Silvia Ussai su Covid-19 e vaccini: “Ripensare al concetto di protezione indiretta”
Silvia Ussai, medico farmacologo e membro della Società Italiana di Farmacologia Clinica, sottolinea l’importanza dell’immunità di gregge per affrontare la nuova fase pandemica
Milano, 30 Dicembre 2021.“Si definisce protezione indiretta, comunemente conosciuta come immunità di gregge, la condizione per cui quando la maggior parte della popolazione è immune ad una certa malattia infettiva, fornisce protezione anche a coloro che non lo sono”.
Introduce così il dibattito sul tema dell’immunità di gregge la dottoressa Silvia Ussai, medico farmacologo e membro della Società Italiana di Farmacologia Clinica.
In Italia oltre il 90% dei bambini risulta vaccinato contro il morbillo, e questo livello di copertura offre protezione anche agli individui non vaccinati. Infatti, dal 1° gennaio al 31 agosto 2021, l’Istituto Superiore di Sanità riporta soltanto 3 casi di morbillo in Italia.
Il meccanismo di base è che, diminuendo la circolazione virale, decresce la possibilità che un soggetto non vaccinato venga a contatto con il patogeno.

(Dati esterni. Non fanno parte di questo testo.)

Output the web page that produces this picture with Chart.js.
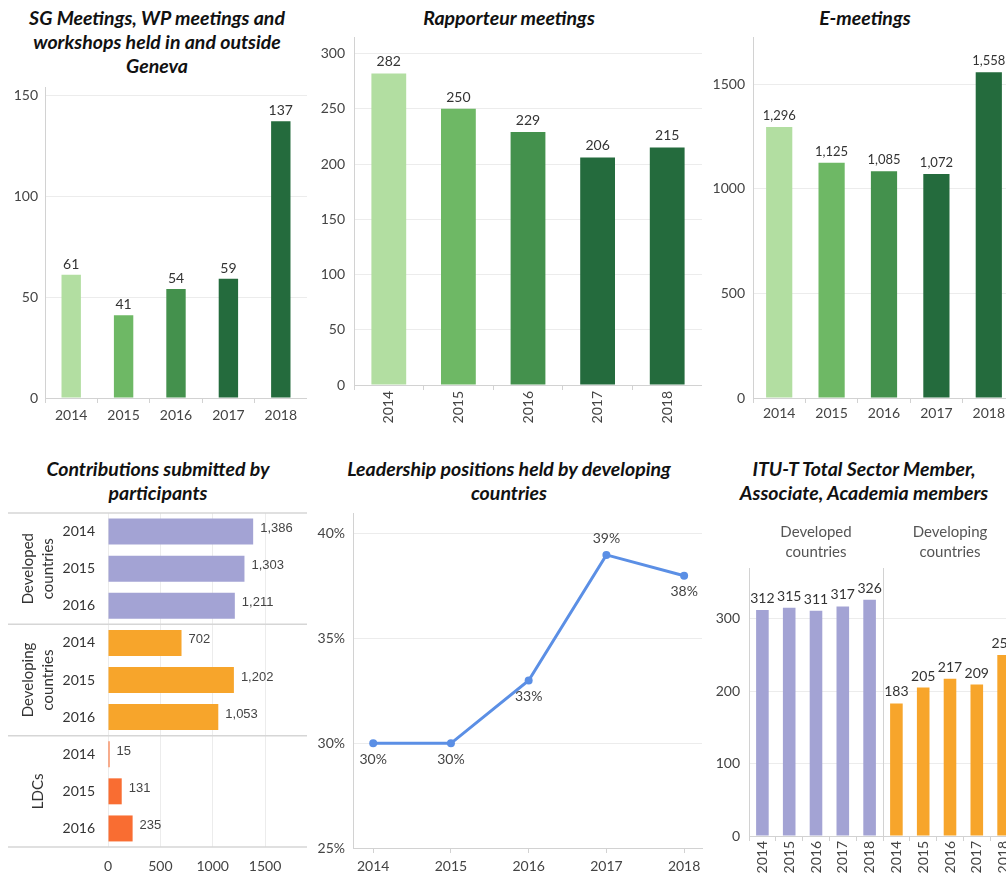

Lo stesso principio può essere applicato per qualsiasi agente infettivo, incluso il coronavirus.
In questo caso, però, ci sono tuttavia alcune variabili a complicare il processo.
“Non esiste infatti una soglia magica da raggiungere per l’immunità indiretta da SARS-CoV-2”, continua la dottoressa Silvia Ussai.
Convivere con il virus: lo scenario internazionale
Risulta ormai chiaro a tutti che il ritorno alla vita pre-pandemia, con l’assenza di focolai da COVID-19, risulta purtroppo improbabile per diversi anni, e questo per alcune ragioni.
“In primo luogo, la resistenza alla vaccinazione COVID-19 si è dimostrata superiore a quella stimata e certamente più ampia rispetto a quanto osservato per altre malattie; ad esempio la poliomielite o l’epatite B, i cui vaccini sono divenuti obbligatori rispettivamente nel 1966 e 1991”, spiega ancora la dottoressa Silvia Ussai.
A questo, si aggiunga anche la distribuzione diseguale dei vaccini contro il COVID-19 nel mondo.
Secondo i dati forniti dall’ECDC (Centro europeo per la prevenzione e il controllo delle malattie), all’interno dell’Unione Europea il 79% della popolazione di età superiore ai diciotto anni ha ricevuto il ciclo vaccinale anti COVID-19 completo, con la terza dose somministrata al 28% del target.
In Africa, sono soltanto 2 dei 55 paesi membri dell’Unione Africana ad aver raggiunto una copertura vaccinale superiore al 70% (Mauritius e Seychelles), con aree in cui la campagna di immunizzazione non è nemmeno partita, come Burundi ed Eritrea.
I dati provenienti dagli Stati Uniti e aggiornati a dicembre 2021 riportano il 62% della popolazione vaccinata con 2 dosi, ed un 30% che ha ricevuto il booster. Tuttavia, le variazioni geografiche sono rilevanti: 9 degli stati federali e Puerto Rico hanno raggiunto il 70% di popolazione vaccinata con due dosi, mentre vi sono almeno 4 stati dove questa percentuale è inferiore al 50%.
In secondo luogo, la popolazione pediatrica di età inferiore ai 5 anni è ancora inidonea alla somministrazione del vaccino. Considerato che in media, ogni 24 ore nascono 237.000 bambini nel mondo (che sono suscettibili al COVID-19), finché non saranno disponibili vaccini approvati per tutte le fasce di età, è probabile una trasmissione continua del SARS-CoV-2.
“In definitiva lo strumento principale per ridurre l’esposizione della popolazione al COVID-19, garantire la protezione contro la malattia grave ed arrivare ad un livello di immunità sufficiente è rappresentato dalla campagna di vaccinazione. Questa, pur non azzerando il rischio di infezione, contribuirà a mantenere gestibili per il sistema sanitario gli effetti del virus” - ribadisce la dottoressa Silvia Ussai.
Effetto già visibile dagli attuali tassi di mortalità, scesi significativamente in Paesi dove l’immunizzazione è elevata come l’Italia.